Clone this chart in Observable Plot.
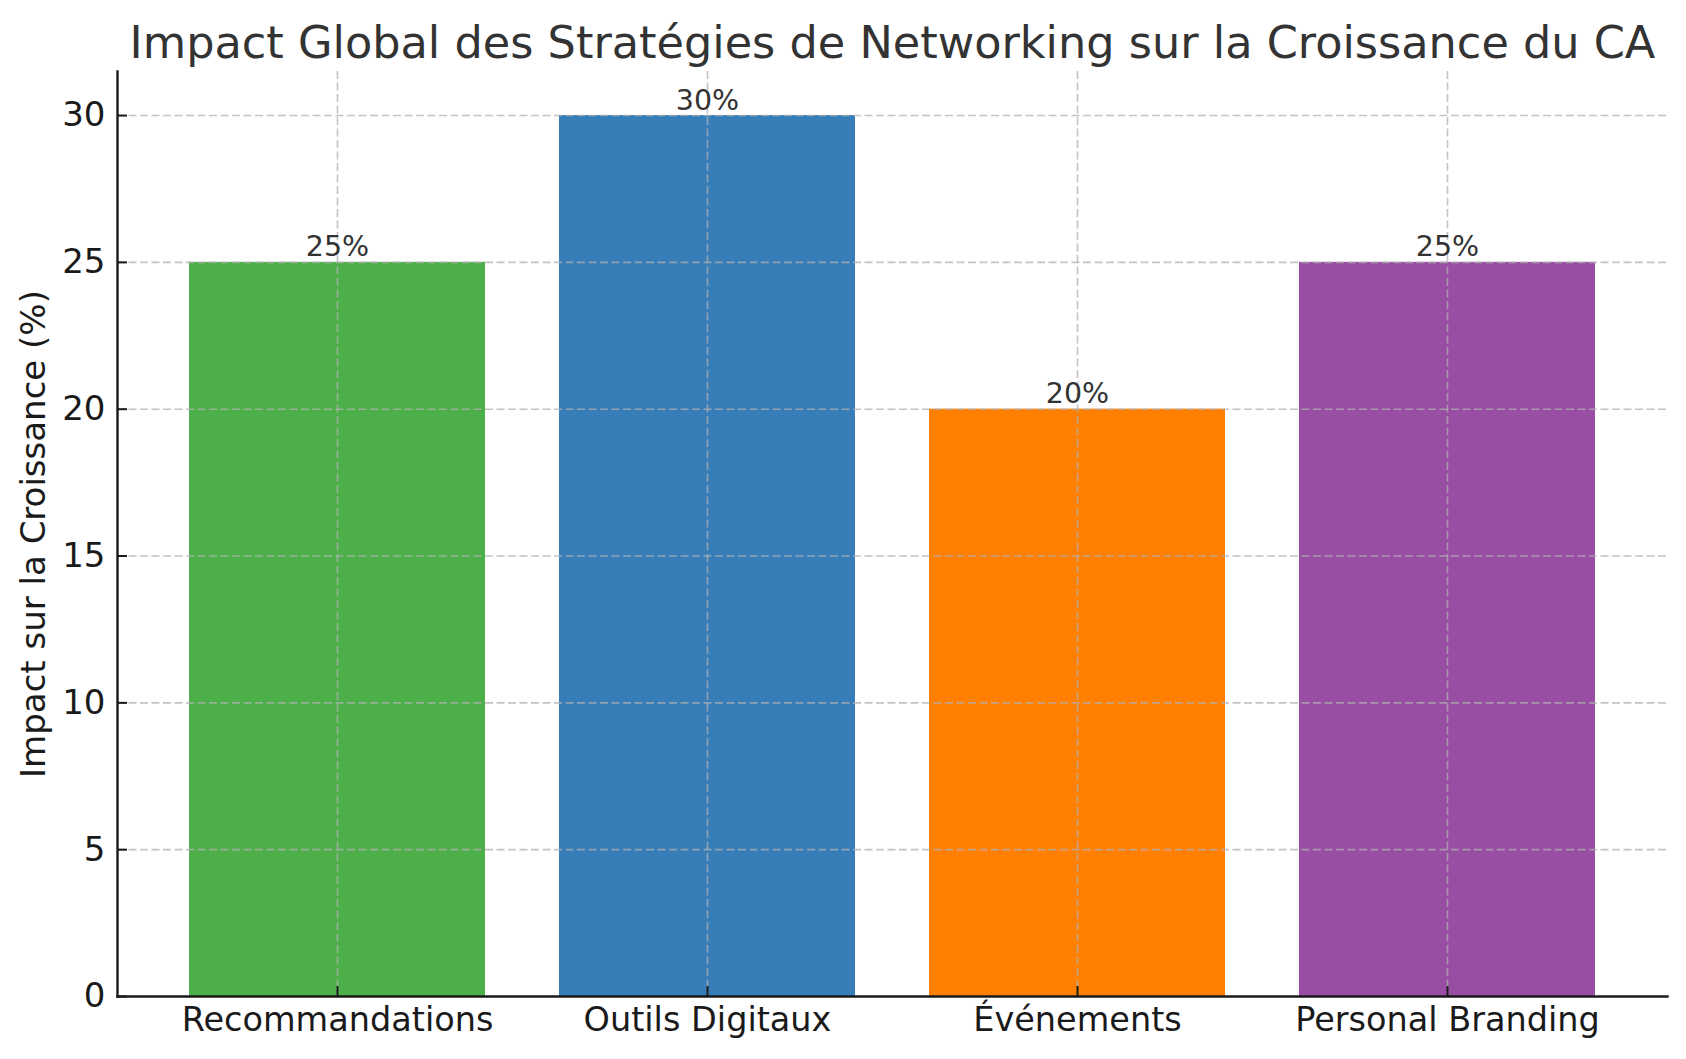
<!DOCTYPE html>
<html>
<head>
<meta charset="utf-8">
<script src="https://cdn.jsdelivr.net/npm/d3@7"></script>
<script src="https://cdn.jsdelivr.net/npm/@observablehq/plot@0.6"></script>
<style>
  html, body { margin: 0; padding: 0; background: #fff; }
  #chart svg { display: block; }
</style>
</head>
<body>
<div id="chart"></div>
<script>
const title = "Impact Global des Stratégies de Networking sur la Croissance du CA";
const yLabel = "Impact sur la Croissance (%)";
const categories = ["Recommandations", "Outils Digitaux", "Événements", "Personal Branding"];
const values = [25, 30, 20, 25];
const colors = ["#4daf4a", "#377eb8", "#ff7f00", "#984ea3"];
const yTicks = [0, 5, 10, 15, 20, 25, 30];

const data = categories.map((c, i) => ({category: c, value: values[i], color: colors[i], label: values[i] + "%"}));

const font = "DejaVu Sans, sans-serif";

const chart = Plot.plot({
  width: 1686,
  height: 1059,
  marginLeft: 117,
  marginRight: 19,
  marginTop: 71,
  marginBottom: 63,
  style: {fontFamily: font, background: "#fff"},
  x: {domain: categories, paddingInner: 0.2, paddingOuter: 0.19, align: 0.5},
  y: {domain: [0, 31.5]},
  color: {type: "identity"},
  marks: [
    Plot.barY(data, {x: "category", y: "value", fill: "color"}),
    Plot.gridX(categories, {stroke: "#b0b0b0", strokeOpacity: 0.75, strokeWidth: 1.6, strokeDasharray: "8,3.5"}),
    Plot.gridY(yTicks.filter(d => d > 0), {stroke: "#b0b0b0", strokeOpacity: 0.75, strokeWidth: 1.6, strokeDasharray: "8,3.5"}),
    Plot.text(data, {x: "category", y: "value", text: "label", lineAnchor: "bottom", dy: -6, fontSize: 28.5, fill: "#333"}),
    Plot.axisY(yTicks, {tickSize: -10, tickPadding: 22, fontSize: 34, color: "#1a1a1a", stroke: "#1a1a1a", strokeWidth: 2, label: null}),
    Plot.axisX(categories, {tickSize: -10, tickPadding: 21, fontSize: 33.5, color: "#1a1a1a", stroke: "#1a1a1a", strokeWidth: 2, label: null}),
    Plot.frame({anchor: "left", stroke: "#1a1a1a", strokeWidth: 2.4}),
    Plot.frame({anchor: "bottom", stroke: "#1a1a1a", strokeWidth: 2.4}),
    Plot.text([title], {frameAnchor: "top", lineAnchor: "bottom", dy: -14, fontSize: 44.6, fill: "#333"}),
    Plot.text([yLabel], {frameAnchor: "left", rotate: -90, dx: -83, textAnchor: "middle", lineAnchor: "middle", fontSize: 34, fill: "#1a1a1a"})
  ]
});
document.getElementById("chart").appendChild(chart);
</script>
</body>
</html>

........

▶ [Task goal]:
Copy out the listing exactly as it stands, but not the pictures.

▶ [Problem solution]:
Clone this chart in Observable Plot.
<!DOCTYPE html>
<html>
<head>
<meta charset="utf-8">
<script src="https://cdn.jsdelivr.net/npm/d3@7"></script>
<script src="https://cdn.jsdelivr.net/npm/@observablehq/plot@0.6"></script>
<style>
  html, body { margin: 0; padding: 0; background: #fff; }
  #chart svg { display: block; }
</style>
</head>
<body>
<div id="chart"></div>
<script>
const title = "Impact Global des Stratégies de Networking sur la Croissance du CA";
const yLabel = "Impact sur la Croissance (%)";
const categories = ["Recommandations", "Outils Digitaux", "Événements", "Personal Branding"];
const values = [25, 30, 20, 25];
const colors = ["#4daf4a", "#377eb8", "#ff7f00", "#984ea3"];
const yTicks = [0, 5, 10, 15, 20, 25, 30];

const data = categories.map((c, i) => ({category: c, value: values[i], color: colors[i], label: values[i] + "%"}));

const font = "DejaVu Sans, sans-serif";

const chart = Plot.plot({
  width: 1686,
  height: 1059,
  marginLeft: 117,
  marginRight: 19,
  marginTop: 71,
  marginBottom: 63,
  style: {fontFamily: font, background: "#fff"},
  x: {domain: categories, paddingInner: 0.2, paddingOuter: 0.19, align: 0.5},
  y: {domain: [0, 31.5]},
  color: {type: "identity"},
  marks: [
    Plot.barY(data, {x: "category", y: "value", fill: "color"}),
    Plot.gridX(categories, {stroke: "#b0b0b0", strokeOpacity: 0.75, strokeWidth: 1.6, strokeDasharray: "8,3.5"}),
    Plot.gridY(yTicks.filter(d => d > 0), {stroke: "#b0b0b0", strokeOpacity: 0.75, strokeWidth: 1.6, strokeDasharray: "8,3.5"}),
    Plot.text(data, {x: "category", y: "value", text: "label", lineAnchor: "bottom", dy: -6, fontSize: 28.5, fill: "#333"}),
    Plot.axisY(yTicks, {tickSize: -10, tickPadding: 22, fontSize: 34, color: "#1a1a1a", stroke: "#1a1a1a", strokeWidth: 2, label: null}),
    Plot.axisX(categories, {tickSize: -10, tickPadding: 21, fontSize: 33.5, color: "#1a1a1a", stroke: "#1a1a1a", strokeWidth: 2, label: null}),
    Plot.frame({anchor: "left", stroke: "#1a1a1a", strokeWidth: 2.4}),
    Plot.frame({anchor: "bottom", stroke: "#1a1a1a", strokeWidth: 2.4}),
    Plot.text([title], {frameAnchor: "top", lineAnchor: "bottom", dy: -14, fontSize: 44.6, fill: "#333"}),
    Plot.text([yLabel], {frameAnchor: "left", rotate: -90, dx: -83, textAnchor: "middle", lineAnchor: "middle", fontSize: 34, fill: "#1a1a1a"})
  ]
});
document.getElementById("chart").appendChild(chart);
</script>
</body>
</html>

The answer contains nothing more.